Okuyun görüşme tutanağı olarak verilen metni. Okuyun arkadaş baştan sona. Ben tek satırını bile nakletmeyeceğim burada. Bir yerlerden bulun okuyun. Abdullah Öcalan’ın adı var. Tayyip Erdoğan’ın adı var. Mehmet Metiner’in adı var. Fethullah Gülen’in adı var. Osman Kavala’nın bile var ya hu.. Peki kimin adı hiç yok o metinde? Bunu size bırakıyorum. Bir bakın bakalım kimin adı yok.
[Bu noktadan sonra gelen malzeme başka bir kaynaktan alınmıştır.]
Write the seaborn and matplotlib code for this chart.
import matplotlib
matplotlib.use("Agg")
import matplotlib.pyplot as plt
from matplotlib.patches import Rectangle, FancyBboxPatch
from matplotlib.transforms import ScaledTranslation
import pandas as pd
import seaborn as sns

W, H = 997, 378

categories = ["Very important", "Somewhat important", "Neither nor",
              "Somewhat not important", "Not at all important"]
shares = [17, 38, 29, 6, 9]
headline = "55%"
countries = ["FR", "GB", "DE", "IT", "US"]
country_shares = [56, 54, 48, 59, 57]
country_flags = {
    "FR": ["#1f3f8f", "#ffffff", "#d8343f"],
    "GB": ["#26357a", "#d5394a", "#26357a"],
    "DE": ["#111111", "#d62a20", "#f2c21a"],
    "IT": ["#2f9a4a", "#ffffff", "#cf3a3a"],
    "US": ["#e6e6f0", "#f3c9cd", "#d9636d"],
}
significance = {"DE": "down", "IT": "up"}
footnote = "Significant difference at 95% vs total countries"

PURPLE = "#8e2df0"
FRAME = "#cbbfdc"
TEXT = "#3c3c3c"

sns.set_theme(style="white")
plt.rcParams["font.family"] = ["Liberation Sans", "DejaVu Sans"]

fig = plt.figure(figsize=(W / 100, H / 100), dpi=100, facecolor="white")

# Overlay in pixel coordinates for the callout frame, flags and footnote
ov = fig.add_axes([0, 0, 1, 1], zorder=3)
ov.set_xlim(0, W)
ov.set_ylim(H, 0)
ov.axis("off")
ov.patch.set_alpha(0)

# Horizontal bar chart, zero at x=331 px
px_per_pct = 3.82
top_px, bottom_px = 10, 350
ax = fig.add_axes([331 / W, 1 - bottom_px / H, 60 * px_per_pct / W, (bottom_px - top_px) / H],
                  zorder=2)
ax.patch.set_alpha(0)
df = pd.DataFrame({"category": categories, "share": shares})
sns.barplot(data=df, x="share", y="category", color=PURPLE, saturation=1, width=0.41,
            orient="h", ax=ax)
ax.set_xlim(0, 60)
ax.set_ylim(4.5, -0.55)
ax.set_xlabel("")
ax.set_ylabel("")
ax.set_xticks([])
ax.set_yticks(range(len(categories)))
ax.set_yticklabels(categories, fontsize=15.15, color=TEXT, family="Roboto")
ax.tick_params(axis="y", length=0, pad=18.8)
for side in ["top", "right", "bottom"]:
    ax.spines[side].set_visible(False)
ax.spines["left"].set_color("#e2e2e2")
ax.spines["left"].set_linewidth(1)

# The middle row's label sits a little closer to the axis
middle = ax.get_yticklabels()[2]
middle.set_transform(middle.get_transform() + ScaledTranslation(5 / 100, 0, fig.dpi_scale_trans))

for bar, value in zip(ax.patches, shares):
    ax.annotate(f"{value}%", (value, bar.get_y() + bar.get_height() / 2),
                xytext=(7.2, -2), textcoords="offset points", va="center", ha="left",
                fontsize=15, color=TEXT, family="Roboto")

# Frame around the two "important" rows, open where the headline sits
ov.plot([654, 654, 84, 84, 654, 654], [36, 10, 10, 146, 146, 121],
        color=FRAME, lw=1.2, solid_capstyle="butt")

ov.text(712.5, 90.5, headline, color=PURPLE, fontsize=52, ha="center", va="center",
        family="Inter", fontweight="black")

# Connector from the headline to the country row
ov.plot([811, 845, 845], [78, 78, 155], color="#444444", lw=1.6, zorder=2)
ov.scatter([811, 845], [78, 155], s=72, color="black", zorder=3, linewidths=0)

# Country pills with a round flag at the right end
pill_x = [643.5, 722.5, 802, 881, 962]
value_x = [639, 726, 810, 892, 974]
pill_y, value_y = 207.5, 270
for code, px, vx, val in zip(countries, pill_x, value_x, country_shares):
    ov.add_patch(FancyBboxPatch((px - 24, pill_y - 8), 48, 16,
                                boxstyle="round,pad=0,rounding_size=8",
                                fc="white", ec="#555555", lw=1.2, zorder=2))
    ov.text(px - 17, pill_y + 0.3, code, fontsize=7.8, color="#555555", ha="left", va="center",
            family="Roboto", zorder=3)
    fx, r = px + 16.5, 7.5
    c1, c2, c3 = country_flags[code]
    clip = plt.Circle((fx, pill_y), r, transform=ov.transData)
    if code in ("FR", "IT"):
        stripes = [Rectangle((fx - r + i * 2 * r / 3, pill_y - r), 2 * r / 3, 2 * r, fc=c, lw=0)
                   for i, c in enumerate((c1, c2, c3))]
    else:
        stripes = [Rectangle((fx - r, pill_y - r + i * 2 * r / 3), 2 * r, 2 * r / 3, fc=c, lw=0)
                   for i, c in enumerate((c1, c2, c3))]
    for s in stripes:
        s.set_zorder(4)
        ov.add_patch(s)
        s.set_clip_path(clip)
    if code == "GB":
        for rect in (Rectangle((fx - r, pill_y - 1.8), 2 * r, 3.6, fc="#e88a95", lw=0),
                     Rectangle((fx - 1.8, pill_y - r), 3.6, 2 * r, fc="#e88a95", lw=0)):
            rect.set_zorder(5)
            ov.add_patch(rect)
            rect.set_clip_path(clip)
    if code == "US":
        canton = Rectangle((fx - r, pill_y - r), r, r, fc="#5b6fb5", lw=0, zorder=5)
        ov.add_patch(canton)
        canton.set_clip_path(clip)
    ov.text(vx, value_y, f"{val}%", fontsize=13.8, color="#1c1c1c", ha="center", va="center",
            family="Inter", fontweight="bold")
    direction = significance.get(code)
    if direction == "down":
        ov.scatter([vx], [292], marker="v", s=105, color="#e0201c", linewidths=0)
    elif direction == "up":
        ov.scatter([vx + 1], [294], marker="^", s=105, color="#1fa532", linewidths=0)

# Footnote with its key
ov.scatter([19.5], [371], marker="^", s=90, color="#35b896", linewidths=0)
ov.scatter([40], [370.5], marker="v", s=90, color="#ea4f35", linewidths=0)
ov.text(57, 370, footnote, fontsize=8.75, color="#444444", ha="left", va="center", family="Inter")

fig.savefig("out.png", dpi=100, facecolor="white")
Analizinizi yaparken ona göre yapın bir zahmet.


ATLATMAK ZORUNDAYIZ

Bu krizi atlatmak mecburiyetindeyiz. Milliyet Gazetesi eliyle oluşturulmaya çalışılan baltalama süreci tuzağına düşmeden nasıl yol yürüyeceğimizi bilemiyorum. Bugün bir çok gazetede yazarlar çizerler süreç karşıtı yazılar yayınlayacak. Kan dökülmeye devam edecek, can yanmaya devam edecek. Bu haberin sahipleri ve muhatapları kenardan ellerini ovuşturarak gücün kırılmasına nasıl izin vermedikleriyle gurur duyarak seyredecekler manzarayı. Bugün birlik günüdür sevgili okurlar. Bugün çok önemli bir gün. Yazın bir kenara. Eğer bir kez daha süreç, Oslo sızmaları’nda olduğu gibi, Habur Provokasyonu’nda olduğu gibi akamete uğrarsa, bunun hesabını birlikte soralım. Kalın sağlıcakla.